Centennial Park is no ordinary park. It is one of the birthplaces of our nation, a touchstone of the development of Sydney and an open green space enjoyed by millions of visitors each year.
It’s one of the best loved parks in Australia. I’ve spent much of my life at different times here - as a little boy , running with my father, as a dad and now, as a granddad. So I know every nook and cranny, every tree.
It can be a place of quiet reflection at the labyrinth, of loud sporting triumph on its many ovals or a site of regeneration and exercise.
And it is held in Trust for all of us. We are its beneficiaries but we must also be its guardians.
That's why I urged NSW Environment Minister Mark Speakman to have the Centennial Park Trust seek National Heritage listing for Centennial Park.
This will place it alongside other iconic items of our built and natural heritage, like the Sydney Opera House, Sydney Harbour Bridge, Uluru - Kata Tjuta National Park and Fraser Island.
National Heritage listing would ensure greater protection and recognition of Centennial Park’s historic significance.
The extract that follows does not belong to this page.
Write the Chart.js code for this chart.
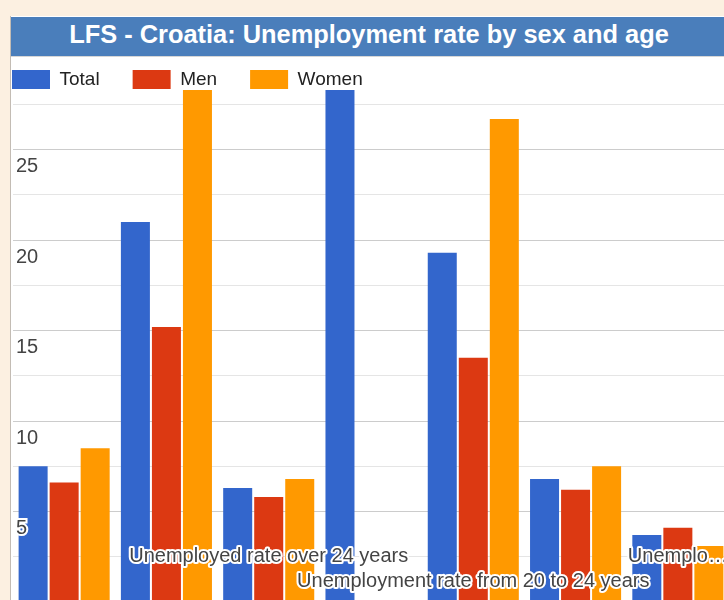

If approved, it would allow protection under the Environment Protection and Biodiversity Act, and any actions that affected its heritage values would have to be considered by the Federal Environment Minister.
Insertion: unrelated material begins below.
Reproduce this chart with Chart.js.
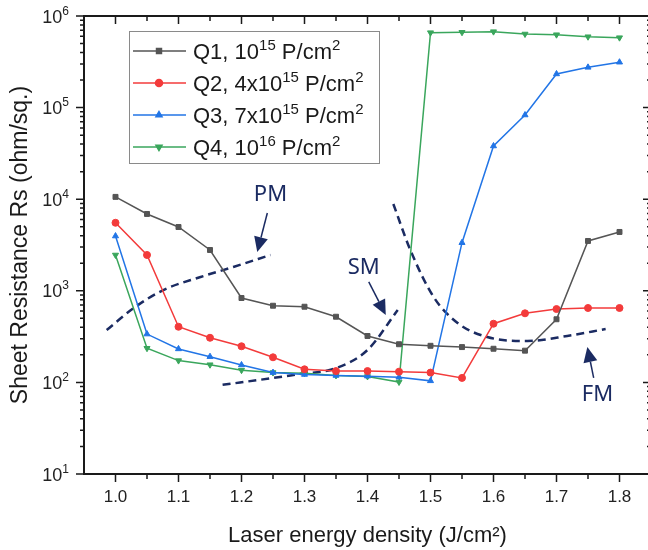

It is important recognition of Centennial Park’s role in the birth of the nation.
On January 1, 1901, tens of thousands of Australians gathered there to witness the proclamation of the Federal Constitution and watch the swearing in of our first Prime Minister and Cabinet.
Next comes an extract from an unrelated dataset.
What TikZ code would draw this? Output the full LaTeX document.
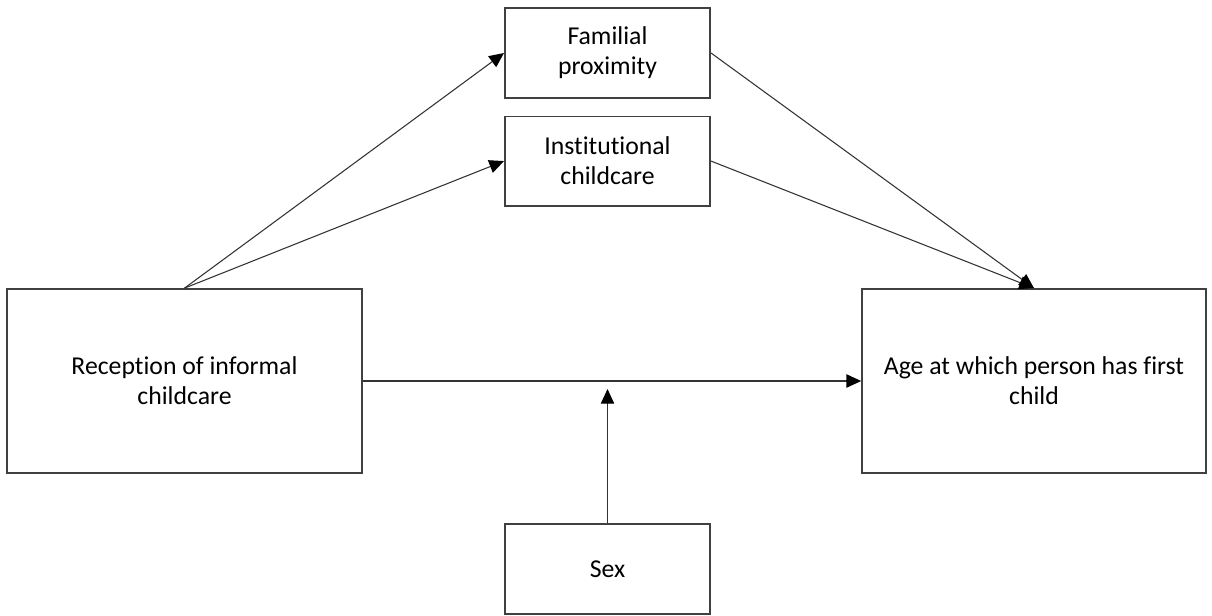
\documentclass[tikz,border=0pt]{standalone}
\usepackage{fontspec}
\setmainfont{Carlito}[Ligatures=NoCommon]
\usepackage{tikz}
\usetikzlibrary{arrows.meta,positioning}

\begin{document}
\begin{tikzpicture}[
  x=0.75pt, y=-0.75pt,
  node distance=12.75pt,
  box/.style={rectangle,draw=black!75,line width=1.3pt,align=center,inner sep=0pt,
    font=\fontsize{19.3}{22.5}\selectfont},
  bigbox/.style={box,minimum width=266pt,minimum height=138pt},
  smallbox/.style={box,minimum width=154pt,minimum height=67pt},
  arr/.style={-{Triangle[length=11pt,width=10pt,color=black]},line width=0.8pt,draw=black!80}
]
\useasboundingbox (0,0) rectangle (1212,615);
\node[bigbox] (recv) at (184.5,381) {Reception of informal\\childcare};
\node[bigbox,minimum width=258pt] (age) at (1034,381) {Age at which person has first\\child};
\node[smallbox] (fam) at (607.5,53) {Familial\\proximity};
\node[smallbox,below=12.75pt of fam] (inst) {Institutional\\childcare};
\node[smallbox] (sex) at (607.5,569) {Sex};
\coordinate (mod) at (607.5,389);
\draw[arr] (recv.north) -- (fam.west);
\draw[arr] (recv.north) -- (inst.west);
\draw[arr] (fam.east) -- (age.north);
\draw[arr] (inst.east) -- (age.north);
\draw[arr] (recv) -- (age);
\draw[arr] (sex) -- (mod);
\end{tikzpicture}
\end{document}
The Federation Pavilion which stands on that spot today and houses the Federation Stone, is a modern tribute to this triumph.
It is fitting that this significant event in our nation’s history was held at Centennial Park, part of the Sydney Common originally set aside by that great builder, Governor Lachlan Macquarie and of course, as its name implies, originally established by Sir Henry Parkes to celebrate the centenary of the establishment of the British colony at Sydney Cove in 1788.
A great city needs great parks. Unless they are set aside in the city’s youth, they are hard to retrofit after development has taken over.
And once established they need to be jealously protected - as the city grows those green, open spaces are more precious than ever.
Centennial Park is a precious place and we must cherish and protect it and that is a responsibility for us all.
Its listing on the National Heritage List will provide an extra level of protection for now and for generations to come.